## [Stated task]
Drop every picture. Then return, exactly, the lines from the beginning of the listing below through the one containing "import matplotlib.transforms as mtransforms".

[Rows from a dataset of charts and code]
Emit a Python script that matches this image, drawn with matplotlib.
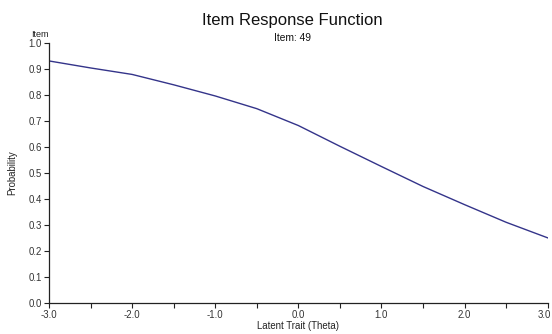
import matplotlib
matplotlib.use("Agg")
import matplotlib.pyplot as plt
from matplotlib.ticker import MultipleLocator
from matplotlib import font_manager
import matplotlib.transforms as mtransforms

names = {f.name for f in font_manager.fontManager.ttflist}
if 'Liberation Sans Narrow' in names:
    plt.rcParams['font.family'] = ['Liberation Sans Narrow', 'Liberation Sans', 'DejaVu Sans']
    scale = 1.05
else:
    plt.rcParams['font.family'] = ['Liberation Sans', 'DejaVu Sans']
    scale = 0.92

theta = [-3.0, -2.5, -2.0, -1.5, -1.0, -0.5, 0.0, 0.5, 1.0, 1.5, 2.0, 2.5, 3.0]
prob = [0.932, 0.905, 0.880, 0.840, 0.797, 0.748, 0.683, 0.603, 0.525, 0.448, 0.378, 0.310, 0.250]

x_ticks = [-3.0, -2.0, -1.0, 0.0, 1.0, 2.0, 3.0]
x_tick_labels = ["-3.0", "-2.0", "-1.0", "0.0", "1.0", "2.0", "3.0"]
y_ticks = [0.0, 0.1, 0.2, 0.3, 0.4, 0.5, 0.6, 0.7, 0.8, 0.9, 1.0]
y_tick_labels = ["%.1f" % v for v in y_ticks]

fig = plt.figure(figsize=(5.52, 3.34), dpi=100)
ax = fig.add_axes([49/552, 1-302.7/334, (547.7-49)/552, (302.7-43.3)/334])

ax.plot(theta, prob, color='#34348a', lw=1.0)

ax.set_xlim(-3, 3)
ax.set_ylim(0, 1)
ax.set_xticks(x_ticks)
ax.set_xticklabels(x_tick_labels)
ax.xaxis.set_minor_locator(MultipleLocator(0.5))
ax.set_yticks(y_ticks)
ax.set_yticklabels(y_tick_labels)

for s in ['top', 'right']:
    ax.spines[s].set_visible(False)
for s in ['left', 'bottom']:
    ax.spines[s].set_color('#222222')
    ax.spines[s].set_linewidth(0.9)

ax.tick_params(axis='both', which='both', direction='out', length=3.5, width=0.8,
               color='#222222', labelsize=7.5*scale, labelcolor='#333333', pad=1.5)

# keep the last x label inside the figure
last = ax.get_xticklabels()[-1]
last.set_transform(last.get_transform() + mtransforms.ScaledTranslation(-3/100, 0, fig.dpi_scale_trans))

ax.set_xlabel("Latent Trait (Theta)", fontsize=7.5*scale, color='#222222', labelpad=1)
ax.set_ylabel("Probability", fontsize=7.5*scale, color='#222222', labelpad=8)

fig.text(292/552, 1-21/334, "Item Response Function", ha='center', va='center', fontsize=13*scale, color='#111111')
fig.text(293/552, 1-38/334, "Item: 49", ha='center', va='center', fontsize=8*scale, color='#111111')
fig.text(40/552, 1-34.5/334, "Item", ha='center', va='center', fontsize=7*scale, color='#222222')

fig.savefig("out.png", dpi=100)
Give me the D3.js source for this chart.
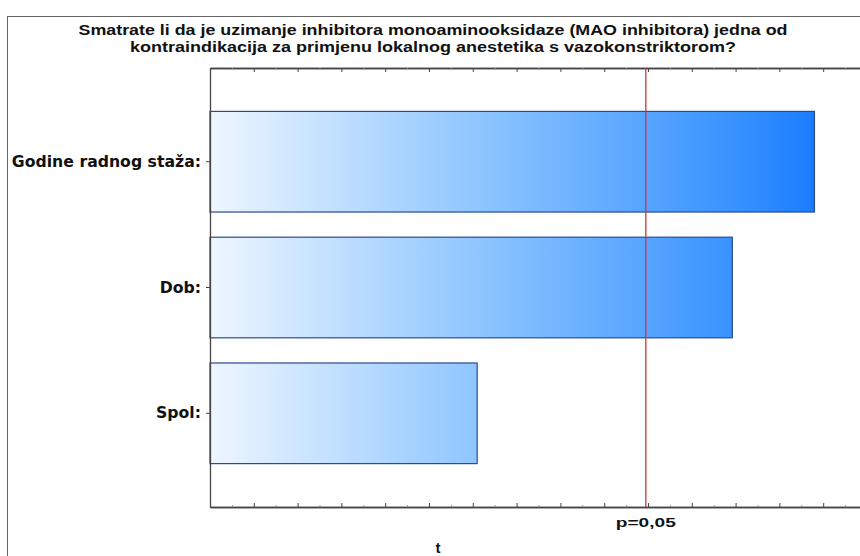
<!DOCTYPE html>
<html>
<head>
<meta charset="utf-8">
<script src="https://cdn.jsdelivr.net/npm/d3@7"></script>
<style>
  body { margin: 0; background: #fff; }
  svg { display: block; }
</style>
</head>
<body>
<div id="chart"></div>
<script>
// Pareto chart of standardized effects (t)
const titleLines = [
  "Smatrate li da je uzimanje inhibitora monoaminooksidaze (MAO inhibitora) jedna od",
  "kontraindikacija za primjenu lokalnog anestetika s vazokonstriktorom?",
];
const categories = ["Godine radnog staža:", "Dob:", "Spol:"];
const tValues = [2.76, 2.385, 1.22];
const critValue = 1.99;
const critLabel = "p=0,05";
const xTitle = "t";

const width = 860;
const height = 556;
const plot = { left: 210, top: 68, right: 867, bottom: 507 };
// the reference image is stretched sideways, so text is widened to fit
const titleWidths = [709, 606];

const svg = d3
  .select("#chart")
  .append("svg")
  .attr("width", width)
  .attr("height", height);

// outer frame
svg
  .append("rect")
  .attr("x", 7.5)
  .attr("y", 16.5)
  .attr("width", 900)
  .attr("height", 600)
  .attr("fill", "none")
  .attr("stroke", "#666");

svg
  .selectAll(".title")
  .data(titleLines)
  .join("text")
  .attr("class", "title")
  .attr("x", 433)
  .attr("y", (d, i) => 35 + i * 16.5)
  .attr("text-anchor", "middle")
  .attr("font-family", "Liberation Sans, Arial, sans-serif")
  .attr("font-weight", "bold")
  .attr("font-size", "14.5px")
  .attr("fill", "#111")
  .attr("textLength", (d, i) => titleWidths[i])
  .attr("lengthAdjust", "spacingAndGlyphs")
  .text((d) => d);

const x = d3.scaleLinear().domain([0, 3]).range([plot.left, plot.right]);

const y = d3
  .scaleBand()
  .domain(categories)
  .range([plot.top, plot.bottom])
  .paddingInner(0.2)
  .paddingOuter(0.345);

const defs = svg.append("defs");
const grad = defs
  .append("linearGradient")
  .attr("id", "barGrad")
  .attr("gradientUnits", "userSpaceOnUse")
  .attr("x1", x(0))
  .attr("x2", x(tValues[0]))
  .attr("y1", 0)
  .attr("y2", 0);
grad.append("stop").attr("offset", "0%").attr("stop-color", "#eef6ff");
grad.append("stop").attr("offset", "44%").attr("stop-color", "#8fc6ff");
grad.append("stop").attr("offset", "86%").attr("stop-color", "#3a93ff");
grad.append("stop").attr("offset", "100%").attr("stop-color", "#1a7dff");

svg
  .selectAll(".bar")
  .data(categories)
  .join("rect")
  .attr("class", "bar")
  .attr("x", x(0))
  .attr("y", (d) => y(d))
  .attr("width", (d, i) => x(tValues[i]) - x(0))
  .attr("height", y.bandwidth())
  .attr("fill", "url(#barGrad)")
  .attr("stroke", "#2b4a90")
  .attr("stroke-width", 1.2);

// axes: major ticks every 0.2, minor between
const majorTicks = d3.range(0, 3.01, 0.2);
const minorTicks = d3.range(0.1, 3.01, 0.2);

const xBottom = svg
  .append("g")
  .attr("transform", `translate(0, ${plot.bottom})`)
  .call(d3.axisTop(x).tickValues(majorTicks).tickSize(4).tickSizeOuter(0).tickFormat(""));
const xBottomMinor = svg
  .append("g")
  .attr("transform", `translate(0, ${plot.bottom})`)
  .call(d3.axisTop(x).tickValues(minorTicks).tickSize(2).tickSizeOuter(0).tickFormat(""));
const xTop = svg
  .append("g")
  .attr("transform", `translate(0, ${plot.top})`)
  .call(d3.axisBottom(x).tickValues(majorTicks).tickSize(4).tickSizeOuter(0).tickFormat(""));
const xTopMinor = svg
  .append("g")
  .attr("transform", `translate(0, ${plot.top})`)
  .call(d3.axisBottom(x).tickValues(minorTicks).tickSize(2).tickSizeOuter(0).tickFormat(""));

const yLeft = svg
  .append("g")
  .attr("transform", `translate(${plot.left}, 0)`)
  .call(d3.axisLeft(y).tickSize(4).tickSizeOuter(0).tickPadding(5));

[xBottom, xBottomMinor, xTop, xTopMinor, yLeft].forEach((g) => {
  g.selectAll("path").attr("stroke", "#444").attr("stroke-width", 1.3);
  g.selectAll("line").attr("stroke", "#444");
});
[xBottomMinor, xTopMinor].forEach((g) => {
  g.selectAll("line").attr("stroke", "#999");
});

yLeft
  .selectAll("text")
  .attr("font-family", "DejaVu Sans, Verdana, sans-serif")
  .attr("font-weight", "bold")
  .attr("font-size", "15.7px")
  .attr("fill", "#111");

// critical value line
svg
  .append("line")
  .attr("x1", x(critValue))
  .attr("x2", x(critValue))
  .attr("y1", plot.top)
  .attr("y2", plot.bottom)
  .attr("stroke", "#d9302c")
  .attr("stroke-width", 1.3);

svg
  .append("text")
  .attr("x", x(critValue))
  .attr("y", 527)
  .attr("text-anchor", "middle")
  .attr("font-family", "Liberation Sans, Arial, sans-serif")
  .attr("font-weight", "bold")
  .attr("font-size", "13.5px")
  .attr("fill", "#111")
  .attr("textLength", 60)
  .attr("lengthAdjust", "spacingAndGlyphs")
  .text(critLabel);

svg
  .append("text")
  .attr("x", 438)
  .attr("y", 553)
  .attr("text-anchor", "middle")
  .attr("font-family", "Liberation Sans, Arial, sans-serif")
  .attr("font-weight", "bold")
  .attr("font-size", "15px")
  .attr("fill", "#111")
  .text(xTitle);
</script>
</body>
</html>
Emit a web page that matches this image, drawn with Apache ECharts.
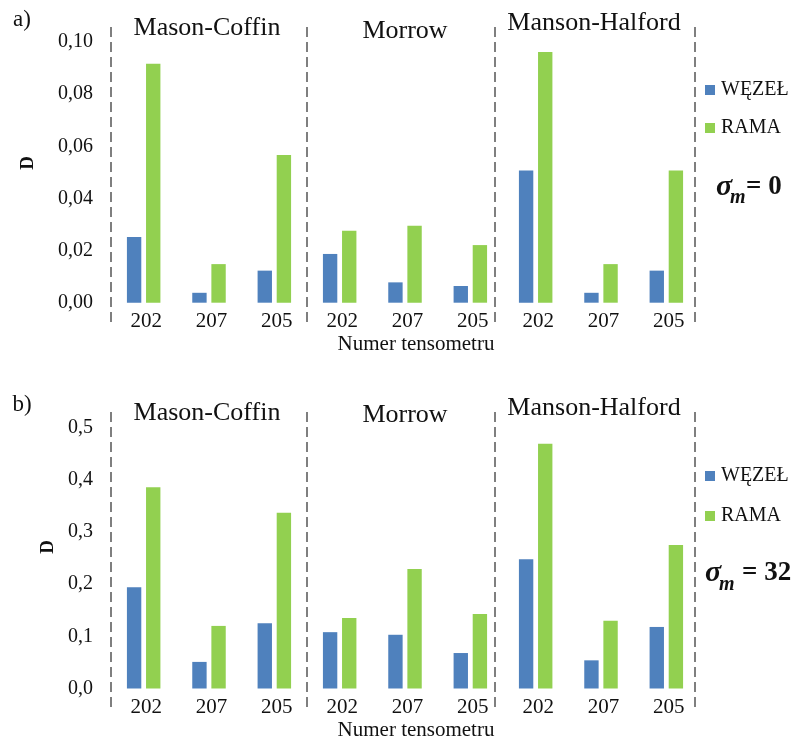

## [Solved problem]
Emit a Python script that matches this image, drawn with matplotlib.
import matplotlib
matplotlib.use("Agg")
import matplotlib.pyplot as plt
from matplotlib.ticker import MultipleLocator
from matplotlib import font_manager
import matplotlib.transforms as mtransforms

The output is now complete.